Is green lease finance the same as a green loan?

No, they are different, although both fund sustainable projects. A green loan is typically a standard commercial loan, where the funds are certified for sustainable purposes but are repaid regardless of the asset’s performance. Green lease finance, conversely, is usually structured as a leasing or hire purchase agreement specifically tied to the installation and use of the asset itself.

Who typically uses green lease finance in the UK?

This finance is popular among commercial property owners (landlords) and medium to large corporate tenants who occupy substantial space. It is particularly valuable for businesses facing regulatory deadlines related to EPC ratings or those committed to ambitious corporate sustainability targets.

Can green lease finance be used for residential properties?

While the concept of funding energy efficiency is similar, green lease finance is primarily designed for the commercial property sector, dealing with regulatory compliance like MEES. Residential properties typically use standard mortgages, personal loans, or specialised government schemes (like the Boiler Upgrade Scheme) to fund energy improvements.

What is the typical repayment term for green lease finance?

Repayment terms generally match the expected useful life of the asset being financed, commonly ranging from three to seven years, though highly durable equipment like solar panels may secure terms up to 10 or 15 years. The term is structured to ensure the asset is functional and generating savings for the duration of the finance agreement.

How does green lease finance affect a company’s balance sheet?

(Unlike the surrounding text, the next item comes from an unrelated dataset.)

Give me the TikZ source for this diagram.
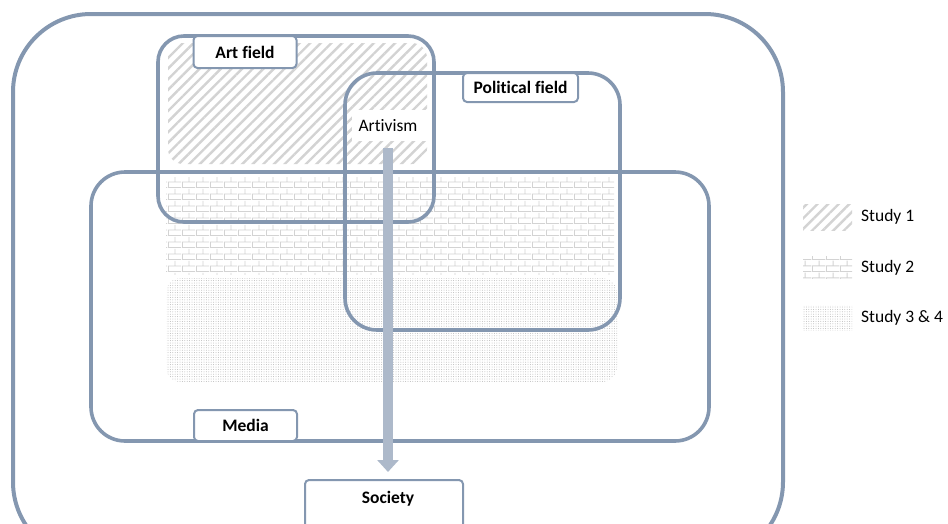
\documentclass[tikz,border=0pt]{standalone}
\usepackage{fontspec}
\setmainfont{Carlito}[Ligatures=NoCommon]
\usetikzlibrary{arrows.meta,patterns.meta,positioning}
\definecolor{fieldblue}{HTML}{8497B0}
\definecolor{flowblue}{HTML}{ADB9CA}
\definecolor{hatchgray}{HTML}{D3D3D3}

% brick wall fill for study 2
\pgfdeclarepattern{
  name=brickwall, type=uncolored,
  bottom left={\pgfpoint{0pt}{0pt}}, top right={\pgfpoint{14pt}{12pt}},
  tile size={\pgfpoint{14pt}{12pt}},
  code={
    \pgfsetlinewidth{0.9pt}
    \pgfpathmoveto{\pgfpoint{0pt}{0.5pt}}\pgfpathlineto{\pgfpoint{14pt}{0.5pt}}
    \pgfpathmoveto{\pgfpoint{0pt}{6.5pt}}\pgfpathlineto{\pgfpoint{14pt}{6.5pt}}
    \pgfpathmoveto{\pgfpoint{0.5pt}{0.5pt}}\pgfpathlineto{\pgfpoint{0.5pt}{6.5pt}}
    \pgfpathmoveto{\pgfpoint{7.5pt}{6.5pt}}\pgfpathlineto{\pgfpoint{7.5pt}{12pt}}
    \pgfusepath{stroke}
  }
}

\tikzset{
  field/.style={draw=fieldblue, line width=3.6pt, rounded corners=#1},
  field/.default=30pt,
  tab/.style={draw=fieldblue, line width=2pt, fill=white, rounded corners=4pt,
    font=\fontsize{17.5}{20}\selectfont\bfseries, inner sep=0pt},
  lbl/.style={font=\fontsize{17.5}{20}\selectfont, inner sep=0pt},
  study1/.style={pattern={Lines[angle=45,distance=7.5pt,line width=2.4pt]}, pattern color=hatchgray},
  study2/.style={pattern=brickwall, pattern color=hatchgray},
  study3/.style={pattern={Dots[distance=2.4pt,radius=0.5pt]}, pattern color=gray!55},
  flow/.style={draw=flowblue, line width=10pt, -{Triangle[width=21pt,length=12pt]}}
}

\begin{document}
\begin{tikzpicture}[x=1pt,y=-1pt]
\clip (0,0) rectangle (948,523);

% study areas
\fill[study1, rounded corners=15pt] (168,43) rectangle (427,164);
\fill[white] (352,110) rectangle (428,141);
\fill[study2] (166,177) rectangle (614,274);
\fill[study3, rounded corners=15pt] (166,278) rectangle (617,382);

% fields
\draw[field=26pt] (158,36) rectangle (434,222);
\draw[field=32pt] (345,73) rectangle (620,330);
\draw[field=34pt] (91,172) rectangle (709,441);
\draw[field=78pt, line width=4pt] (13,14) rectangle (783,560);

% tabs
\node[tab, minimum width=103pt, minimum height=32pt] (art) at (245,52) {Art field};
\node[tab, minimum width=115pt, minimum height=29pt] (political) at (520.5,87.5) {Political field};
\node[tab, minimum width=103pt, minimum height=31pt] (media) at (245.5,425.5) {Media};
\node[tab, minimum width=158pt, minimum height=70pt, anchor=north] (society) at (384,479) {};
\node[lbl, font=\fontsize{17.5}{20}\selectfont\bfseries] (societytext) at (388,499) {Society};

\node[lbl] (artivism) at (388,126) {Artivism};
\coordinate (flowstart) at (388,148);
\draw[flow, shorten >=7pt] (flowstart) -- (flowstart |- society.north);

% legend
\fill[study1] (803,204) rectangle (852,230);
\fill[study2] (803,256) rectangle (852,278);
\fill[study3] (803,305) rectangle (852,330);
\node[lbl, anchor=west] (leg1) at (861,217) {Study 1};
\node[lbl, anchor=west] (leg2) at (861,268) {Study 2};
\node[lbl, anchor=west] (leg3) at (861,318) {Study 3 \& 4};
\end{tikzpicture}
\end{document}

If the finance is structured as an Operating Lease, the asset and the corresponding debt may not appear on the balance sheet, offering financial flexibility. However, if it is structured as a Hire Purchase or Finance Lease (where the borrower effectively assumes ownership risk), both the asset and the liability must be reflected on the balance sheet, impacting debt ratios.

Conclusion

Green lease finance provides a viable and flexible pathway for UK businesses to meet the rising demands for energy efficiency and sustainability without diverting significant capital reserves. By linking the finance structure to the savings derived from the assets, it creates a self-funding mechanism that benefits cash flow, compliance, and environmental performance. However, success depends heavily on accurate energy savings projections and rigorous financial planning to ensure lease obligations can be met under all circumstances.